--- Set problem ---
The listing below must be repeated word for word, with its images excluded.
+ + +
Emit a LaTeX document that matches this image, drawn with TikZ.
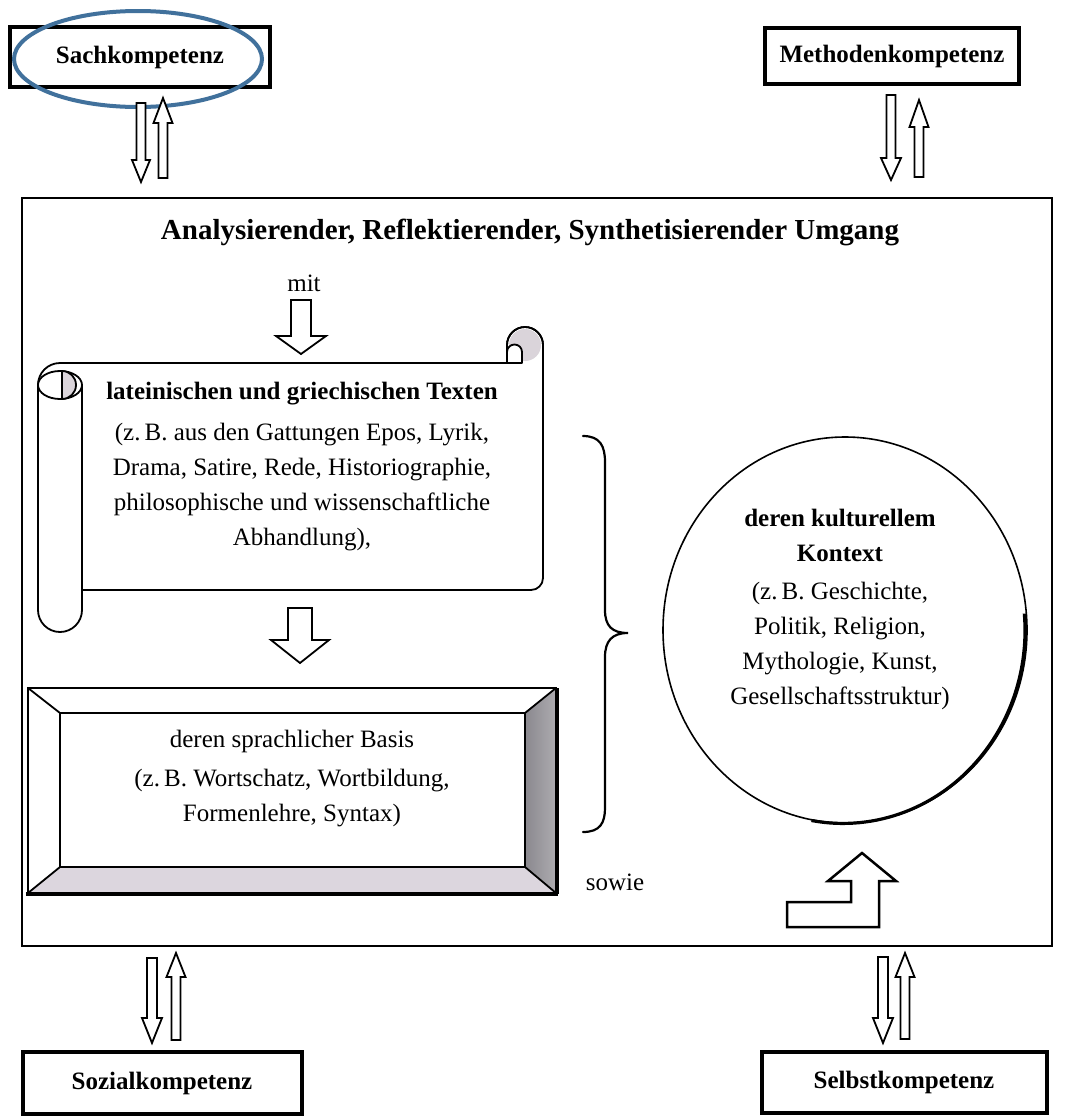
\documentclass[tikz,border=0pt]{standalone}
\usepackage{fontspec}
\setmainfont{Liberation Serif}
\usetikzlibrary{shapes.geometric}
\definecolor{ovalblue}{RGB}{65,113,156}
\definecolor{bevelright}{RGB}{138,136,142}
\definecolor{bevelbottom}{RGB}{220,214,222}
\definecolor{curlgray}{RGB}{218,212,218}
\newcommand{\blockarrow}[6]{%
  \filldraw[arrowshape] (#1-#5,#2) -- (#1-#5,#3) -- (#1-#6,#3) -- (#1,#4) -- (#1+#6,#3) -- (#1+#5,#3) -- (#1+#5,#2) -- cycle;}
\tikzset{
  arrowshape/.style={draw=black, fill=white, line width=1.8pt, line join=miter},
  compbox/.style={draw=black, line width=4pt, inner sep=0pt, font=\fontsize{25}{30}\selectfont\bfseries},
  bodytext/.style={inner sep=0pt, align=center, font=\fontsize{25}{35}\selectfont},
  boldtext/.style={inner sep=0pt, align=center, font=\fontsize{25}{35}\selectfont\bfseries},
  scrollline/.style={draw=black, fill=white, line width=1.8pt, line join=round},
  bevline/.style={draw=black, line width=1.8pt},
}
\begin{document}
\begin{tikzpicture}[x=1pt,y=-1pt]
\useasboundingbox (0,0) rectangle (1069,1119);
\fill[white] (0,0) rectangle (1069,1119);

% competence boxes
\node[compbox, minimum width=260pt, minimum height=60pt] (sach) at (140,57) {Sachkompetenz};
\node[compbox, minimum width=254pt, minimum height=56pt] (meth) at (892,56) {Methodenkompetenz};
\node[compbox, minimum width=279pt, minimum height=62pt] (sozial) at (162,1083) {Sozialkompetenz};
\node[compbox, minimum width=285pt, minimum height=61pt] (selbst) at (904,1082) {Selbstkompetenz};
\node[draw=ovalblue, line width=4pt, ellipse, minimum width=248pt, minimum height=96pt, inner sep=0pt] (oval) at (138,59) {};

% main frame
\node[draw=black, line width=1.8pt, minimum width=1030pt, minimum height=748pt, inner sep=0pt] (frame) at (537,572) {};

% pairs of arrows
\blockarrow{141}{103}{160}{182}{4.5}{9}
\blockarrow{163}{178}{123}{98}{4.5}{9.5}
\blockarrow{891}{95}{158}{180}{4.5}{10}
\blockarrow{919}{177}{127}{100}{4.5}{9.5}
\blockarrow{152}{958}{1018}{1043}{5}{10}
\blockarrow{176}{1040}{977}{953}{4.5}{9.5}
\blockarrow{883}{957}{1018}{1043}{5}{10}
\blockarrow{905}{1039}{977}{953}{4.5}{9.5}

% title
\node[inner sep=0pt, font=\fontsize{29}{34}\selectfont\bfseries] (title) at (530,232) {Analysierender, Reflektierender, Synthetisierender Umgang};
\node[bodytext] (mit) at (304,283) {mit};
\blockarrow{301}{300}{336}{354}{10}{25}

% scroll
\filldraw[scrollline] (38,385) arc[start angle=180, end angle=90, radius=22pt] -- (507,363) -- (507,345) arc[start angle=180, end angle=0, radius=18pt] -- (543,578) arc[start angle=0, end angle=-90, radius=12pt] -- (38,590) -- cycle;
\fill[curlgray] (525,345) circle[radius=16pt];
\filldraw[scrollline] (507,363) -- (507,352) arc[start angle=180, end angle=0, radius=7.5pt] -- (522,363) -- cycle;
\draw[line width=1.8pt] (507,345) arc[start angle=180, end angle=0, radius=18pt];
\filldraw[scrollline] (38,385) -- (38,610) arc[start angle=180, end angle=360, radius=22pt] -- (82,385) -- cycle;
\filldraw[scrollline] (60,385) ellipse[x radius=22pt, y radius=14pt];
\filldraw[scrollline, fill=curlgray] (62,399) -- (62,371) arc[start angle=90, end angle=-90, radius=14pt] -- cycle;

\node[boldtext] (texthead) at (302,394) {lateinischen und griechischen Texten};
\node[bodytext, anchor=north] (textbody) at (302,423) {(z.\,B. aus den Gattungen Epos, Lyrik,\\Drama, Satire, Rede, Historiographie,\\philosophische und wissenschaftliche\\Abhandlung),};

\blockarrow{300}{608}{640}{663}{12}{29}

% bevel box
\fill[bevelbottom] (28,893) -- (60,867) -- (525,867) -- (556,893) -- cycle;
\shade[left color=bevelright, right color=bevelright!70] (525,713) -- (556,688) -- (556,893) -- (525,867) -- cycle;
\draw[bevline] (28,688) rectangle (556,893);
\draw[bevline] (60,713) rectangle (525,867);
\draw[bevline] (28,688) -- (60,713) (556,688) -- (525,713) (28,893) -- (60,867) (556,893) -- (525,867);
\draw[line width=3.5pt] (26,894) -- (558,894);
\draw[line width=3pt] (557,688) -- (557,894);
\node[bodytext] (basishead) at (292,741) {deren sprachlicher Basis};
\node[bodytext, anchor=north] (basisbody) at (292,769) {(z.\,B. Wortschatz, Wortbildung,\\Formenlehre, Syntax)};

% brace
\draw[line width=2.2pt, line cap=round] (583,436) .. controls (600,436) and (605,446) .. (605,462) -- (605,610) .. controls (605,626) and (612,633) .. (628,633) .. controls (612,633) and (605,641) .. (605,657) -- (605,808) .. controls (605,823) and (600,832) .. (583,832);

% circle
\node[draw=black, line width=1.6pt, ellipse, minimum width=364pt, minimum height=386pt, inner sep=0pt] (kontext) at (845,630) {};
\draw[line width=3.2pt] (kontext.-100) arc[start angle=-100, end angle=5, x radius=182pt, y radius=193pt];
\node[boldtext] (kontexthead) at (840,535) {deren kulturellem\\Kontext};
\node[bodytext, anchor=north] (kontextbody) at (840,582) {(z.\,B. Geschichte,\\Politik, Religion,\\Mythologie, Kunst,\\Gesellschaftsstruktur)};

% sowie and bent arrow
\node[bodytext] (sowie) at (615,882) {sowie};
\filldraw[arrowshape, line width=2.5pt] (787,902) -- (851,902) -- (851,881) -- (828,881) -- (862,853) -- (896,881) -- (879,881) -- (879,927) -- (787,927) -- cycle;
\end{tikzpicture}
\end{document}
+ + +
--- Completed task ---
Emit a LaTeX document that matches this image, drawn with TikZ.
\documentclass[tikz,border=0pt]{standalone}
\usepackage{fontspec}
\setmainfont{Liberation Serif}
\usetikzlibrary{shapes.geometric}
\definecolor{ovalblue}{RGB}{65,113,156}
\definecolor{bevelright}{RGB}{138,136,142}
\definecolor{bevelbottom}{RGB}{220,214,222}
\definecolor{curlgray}{RGB}{218,212,218}
\newcommand{\blockarrow}[6]{%
  \filldraw[arrowshape] (#1-#5,#2) -- (#1-#5,#3) -- (#1-#6,#3) -- (#1,#4) -- (#1+#6,#3) -- (#1+#5,#3) -- (#1+#5,#2) -- cycle;}
\tikzset{
  arrowshape/.style={draw=black, fill=white, line width=1.8pt, line join=miter},
  compbox/.style={draw=black, line width=4pt, inner sep=0pt, font=\fontsize{25}{30}\selectfont\bfseries},
  bodytext/.style={inner sep=0pt, align=center, font=\fontsize{25}{35}\selectfont},
  boldtext/.style={inner sep=0pt, align=center, font=\fontsize{25}{35}\selectfont\bfseries},
  scrollline/.style={draw=black, fill=white, line width=1.8pt, line join=round},
  bevline/.style={draw=black, line width=1.8pt},
}
\begin{document}
\begin{tikzpicture}[x=1pt,y=-1pt]
\useasboundingbox (0,0) rectangle (1069,1119);
\fill[white] (0,0) rectangle (1069,1119);

% competence boxes
\node[compbox, minimum width=260pt, minimum height=60pt] (sach) at (140,57) {Sachkompetenz};
\node[compbox, minimum width=254pt, minimum height=56pt] (meth) at (892,56) {Methodenkompetenz};
\node[compbox, minimum width=279pt, minimum height=62pt] (sozial) at (162,1083) {Sozialkompetenz};
\node[compbox, minimum width=285pt, minimum height=61pt] (selbst) at (904,1082) {Selbstkompetenz};
\node[draw=ovalblue, line width=4pt, ellipse, minimum width=248pt, minimum height=96pt, inner sep=0pt] (oval) at (138,59) {};

% main frame
\node[draw=black, line width=1.8pt, minimum width=1030pt, minimum height=748pt, inner sep=0pt] (frame) at (537,572) {};

% pairs of arrows
\blockarrow{141}{103}{160}{182}{4.5}{9}
\blockarrow{163}{178}{123}{98}{4.5}{9.5}
\blockarrow{891}{95}{158}{180}{4.5}{10}
\blockarrow{919}{177}{127}{100}{4.5}{9.5}
\blockarrow{152}{958}{1018}{1043}{5}{10}
\blockarrow{176}{1040}{977}{953}{4.5}{9.5}
\blockarrow{883}{957}{1018}{1043}{5}{10}
\blockarrow{905}{1039}{977}{953}{4.5}{9.5}

% title
\node[inner sep=0pt, font=\fontsize{29}{34}\selectfont\bfseries] (title) at (530,232) {Analysierender, Reflektierender, Synthetisierender Umgang};
\node[bodytext] (mit) at (304,283) {mit};
\blockarrow{301}{300}{336}{354}{10}{25}

% scroll
\filldraw[scrollline] (38,385) arc[start angle=180, end angle=90, radius=22pt] -- (507,363) -- (507,345) arc[start angle=180, end angle=0, radius=18pt] -- (543,578) arc[start angle=0, end angle=-90, radius=12pt] -- (38,590) -- cycle;
\fill[curlgray] (525,345) circle[radius=16pt];
\filldraw[scrollline] (507,363) -- (507,352) arc[start angle=180, end angle=0, radius=7.5pt] -- (522,363) -- cycle;
\draw[line width=1.8pt] (507,345) arc[start angle=180, end angle=0, radius=18pt];
\filldraw[scrollline] (38,385) -- (38,610) arc[start angle=180, end angle=360, radius=22pt] -- (82,385) -- cycle;
\filldraw[scrollline] (60,385) ellipse[x radius=22pt, y radius=14pt];
\filldraw[scrollline, fill=curlgray] (62,399) -- (62,371) arc[start angle=90, end angle=-90, radius=14pt] -- cycle;

\node[boldtext] (texthead) at (302,394) {lateinischen und griechischen Texten};
\node[bodytext, anchor=north] (textbody) at (302,423) {(z.\,B. aus den Gattungen Epos, Lyrik,\\Drama, Satire, Rede, Historiographie,\\philosophische und wissenschaftliche\\Abhandlung),};

\blockarrow{300}{608}{640}{663}{12}{29}

% bevel box
\fill[bevelbottom] (28,893) -- (60,867) -- (525,867) -- (556,893) -- cycle;
\shade[left color=bevelright, right color=bevelright!70] (525,713) -- (556,688) -- (556,893) -- (525,867) -- cycle;
\draw[bevline] (28,688) rectangle (556,893);
\draw[bevline] (60,713) rectangle (525,867);
\draw[bevline] (28,688) -- (60,713) (556,688) -- (525,713) (28,893) -- (60,867) (556,893) -- (525,867);
\draw[line width=3.5pt] (26,894) -- (558,894);
\draw[line width=3pt] (557,688) -- (557,894);
\node[bodytext] (basishead) at (292,741) {deren sprachlicher Basis};
\node[bodytext, anchor=north] (basisbody) at (292,769) {(z.\,B. Wortschatz, Wortbildung,\\Formenlehre, Syntax)};

% brace
\draw[line width=2.2pt, line cap=round] (583,436) .. controls (600,436) and (605,446) .. (605,462) -- (605,610) .. controls (605,626) and (612,633) .. (628,633) .. controls (612,633) and (605,641) .. (605,657) -- (605,808) .. controls (605,823) and (600,832) .. (583,832);

% circle
\node[draw=black, line width=1.6pt, ellipse, minimum width=364pt, minimum height=386pt, inner sep=0pt] (kontext) at (845,630) {};
\draw[line width=3.2pt] (kontext.-100) arc[start angle=-100, end angle=5, x radius=182pt, y radius=193pt];
\node[boldtext] (kontexthead) at (840,535) {deren kulturellem\\Kontext};
\node[bodytext, anchor=north] (kontextbody) at (840,582) {(z.\,B. Geschichte,\\Politik, Religion,\\Mythologie, Kunst,\\Gesellschaftsstruktur)};

% sowie and bent arrow
\node[bodytext] (sowie) at (615,882) {sowie};
\filldraw[arrowshape, line width=2.5pt] (787,902) -- (851,902) -- (851,881) -- (828,881) -- (862,853) -- (896,881) -- (879,881) -- (879,927) -- (787,927) -- cycle;
\end{tikzpicture}
\end{document}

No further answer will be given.